* **AVAILABLE RECORDS**
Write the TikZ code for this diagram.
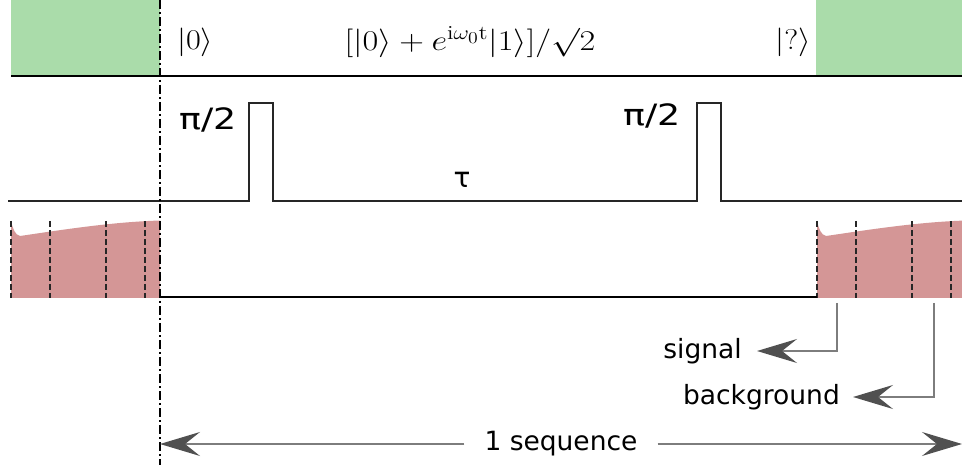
\documentclass[tikz,border=0pt]{standalone}
\usepackage{fontspec}
\newfontfamily\labfont{DejaVu Sans}
\usetikzlibrary{arrows.meta}
\definecolor{gfill}{RGB}{170,220,170}
\definecolor{rfill}{RGB}{212,150,150}
\definecolor{conngray}{RGB}{125,125,125}
\definecolor{tipgray}{RGB}{80,80,80}
\begin{document}
\begin{tikzpicture}[x=1pt,y=-1pt,
  thickline/.style={line width=2.4pt,black},
  pulseline/.style={line width=2.4pt,black!85},
  greenblock/.style={fill=gfill},
  redblock/.style={fill=rfill},
  gatedash/.style={line width=2.4pt,black!85,dash pattern=on 6pt off 3pt},
  dashdot/.style={line width=1.8pt,black,dash pattern=on 9pt off 3pt on 2pt off 3pt},
  lab/.style={font=\labfont\fontsize{26.5}{30}\selectfont,inner ysep=0pt},
  pilab/.style={font=\labfont\fontsize{28}{32}\selectfont,inner sep=0pt},
  state/.style={font=\fontsize{20.74}{25}\selectfont,inner sep=0pt},
  conn/.style={line width=1.8pt,conngray,-{Stealth[length=40pt,width=24pt,inset=15pt,fill=tipgray,color=tipgray]}},
]
\useasboundingbox (0,0) rectangle (962,465);
% green blocks
\fill[greenblock] (11,0) rectangle (160,76);
\fill[greenblock] (816,0) rectangle (962,76);
\draw[thickline] (11,76) -- (962,76);
% state labels
\node[state,anchor=west] (k0) at (177,42) {\scalebox{1.55}[1.38]{$|0\rangle$}};
\node[state] (sup) at (470,42) {\scalebox{1.65}[1.38]{$[|0\rangle + e^{\mathrm{i}\omega_0\mathrm{t}}|1\rangle]/\surd 2$}};
\node[state,anchor=east] (kq) at (811,42) {\scalebox{1.55}[1.38]{$|?\rangle$}};
% pulse line
\draw[pulseline] (8,201) -- (249,201) -- (249,103) -- (273,103) -- (273,201)
  -- (697,201) -- (697,103) -- (721,103) -- (721,201) -- (962,201);
\node[pilab] (p1) at (208,120) {\scalebox{1.3}[1.05]{π/2}};
\node[pilab] (p2) at (652,116) {\scalebox{1.3}[1.05]{π/2}};
\node[pilab] (tau) at (462,180) {τ};
% red readout blocks
\begin{scope}
\clip (0,0) rectangle (962,465);
\foreach \sx in {11,817}{
  \begin{scope}[xshift=\sx]
    \fill[redblock] (0,298) -- (0,221) .. controls (2,229) and (4,235) .. (9,236)
      .. controls (50,230) and (100,222) .. (149,220.5) -- (149,298) -- cycle;
    \foreach \dx in {0,39,95,134}{
      \draw[gatedash] (\dx,221) -- (\dx,298);
    }
  \end{scope}
}
\end{scope}
\draw[thickline] (160,297) -- (817,297);
% sequence boundary
\draw[dashdot] (160,0) -- (160,465);
% signal / background
\coordinate (sigsrc) at (837,303);
\coordinate (bgsrc) at (934,303);
\node[lab,anchor=east,inner xsep=15pt] (signal) at (757,351) {signal};
\node[lab,anchor=east,inner xsep=13pt] (background) at (853,397) {background};
\draw[conn] (sigsrc) |- (signal.east);
\draw[conn] (bgsrc) |- (background.east);
% 1 sequence
\coordinate (seqL) at (160,444);
\coordinate (seqR) at (962,444);
\node[lab,inner xsep=20pt] (seq) at (561,444) {1 sequence};
\draw[conn] (seq.west) -- (seqL);
\draw[conn] (seq.east) -- (seqR);
\end{tikzpicture}
\end{document}
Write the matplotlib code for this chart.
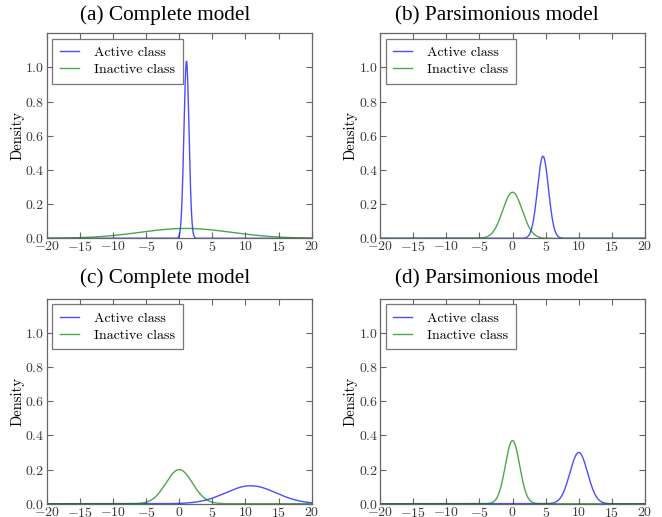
import numpy as np
import matplotlib
matplotlib.use("Agg")
import matplotlib.pyplot as plt

plt.rcParams['font.family'] = 'serif'
plt.rcParams['font.serif'] = ['cmr10']
plt.rcParams['mathtext.fontset'] = 'cm'
plt.rcParams['axes.formatter.use_mathtext'] = True
plt.rcParams['axes.unicode_minus'] = True

titles = ["(a) Complete model", "(b) Parsimonious model",
          "(c) Complete model", "(d) Parsimonious model"]
series_names = ["Active class", "Inactive class"]
# Normal density parameters (mean, sd)
active_mean = [1.1, 4.6, 10.8, 10.0]
active_sd = [0.385, 0.83, 3.8, 1.33]
inactive_mean = [1.0, 0.0, 0.0, 0.0]
inactive_sd = [6.9, 1.48, 2.0, 1.08]
xticks = [-20, -15, -10, -5, 0, 5, 10, 15, 20]
yticks = [0.0, 0.2, 0.4, 0.6, 0.8, 1.0]


def npdf(x, m, s):
    return np.exp(-0.5 * ((x - m) / s) ** 2) / (s * np.sqrt(2 * np.pi))


fig = plt.figure(figsize=(6.62, 5.17), dpi=100)
W, H = 662, 517
boxes = [(46.7, 33.3, 311.7, 238.3), (380, 33.3, 645, 238.3),
         (46.7, 298.7, 311.7, 503.7), (380, 298.7, 645, 503.7)]
title_pos = [(165, 20.5), (497, 20.5), (165, 283.5), (497, 283.5)]
x = np.linspace(-20, 20, 2001)
for i, (l, t, r, b) in enumerate(boxes):
    ax = fig.add_axes([l / W, 1 - b / H, (r - l) / W, (b - t) / H])
    ax.plot(x, npdf(x, active_mean[i], active_sd[i]), color=(0, 0, 1),
            alpha=0.7, lw=1.0, label=series_names[0])
    ax.plot(x, npdf(x, inactive_mean[i], inactive_sd[i]), color=(0, 0.5, 0),
            alpha=0.7, lw=1.0, label=series_names[1])
    ax.set_xlim(-20, 20)
    ax.set_ylim(0, 1.2)
    ax.set_xticks(xticks)
    ax.set_yticks(yticks)
    ax.tick_params(direction='in', top=True, right=True, labelsize=10,
                   length=4, color='#666666', labelcolor='#3a3a3a', pad=1.5)
    for sp in ax.spines.values():
        sp.set_color('#666666')
        sp.set_linewidth(0.9)
    tx, ty = title_pos[i]
    fig.text(tx / W, 1 - ty / H, titles[i], fontsize=15.3, ha='center',
             va='baseline', family='Liberation Serif')
    ax.set_ylabel("Density", fontsize=10.5, labelpad=0.5)
    leg = ax.legend(loc='upper left', fontsize=10, fancybox=False,
                    handlelength=1.35, borderpad=0.55, labelspacing=0.3,
                    handletextpad=1.1, borderaxespad=0.4)
    leg.get_frame().set_edgecolor('#555555')
    leg.get_frame().set_linewidth(0.9)

fig.savefig("out.png", dpi=100)
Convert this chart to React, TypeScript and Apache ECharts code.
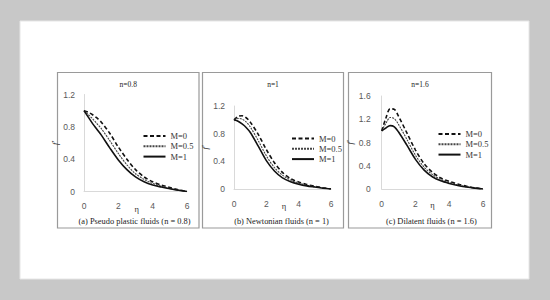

* **TASK DIRECTIONS**
Repeat the lines between those holding "Write the matplotlib code for this chart." and "return np.exp(-0.5 *", inclusive. Pictures stay out.

* **TASK OUTPUT**
Write the matplotlib code for this chart.
import numpy as np
import matplotlib
matplotlib.use("Agg")
import matplotlib.pyplot as plt

plt.rcParams['font.family'] = 'serif'
plt.rcParams['font.serif'] = ['cmr10']
plt.rcParams['mathtext.fontset'] = 'cm'
plt.rcParams['axes.formatter.use_mathtext'] = True
plt.rcParams['axes.unicode_minus'] = True

titles = ["(a) Complete model", "(b) Parsimonious model",
          "(c) Complete model", "(d) Parsimonious model"]
series_names = ["Active class", "Inactive class"]
# Normal density parameters (mean, sd)
active_mean = [1.1, 4.6, 10.8, 10.0]
active_sd = [0.385, 0.83, 3.8, 1.33]
inactive_mean = [1.0, 0.0, 0.0, 0.0]
inactive_sd = [6.9, 1.48, 2.0, 1.08]
xticks = [-20, -15, -10, -5, 0, 5, 10, 15, 20]
yticks = [0.0, 0.2, 0.4, 0.6, 0.8, 1.0]


def npdf(x, m, s):
    return np.exp(-0.5 * ((x - m) / s) ** 2) / (s * np.sqrt(2 * np.pi))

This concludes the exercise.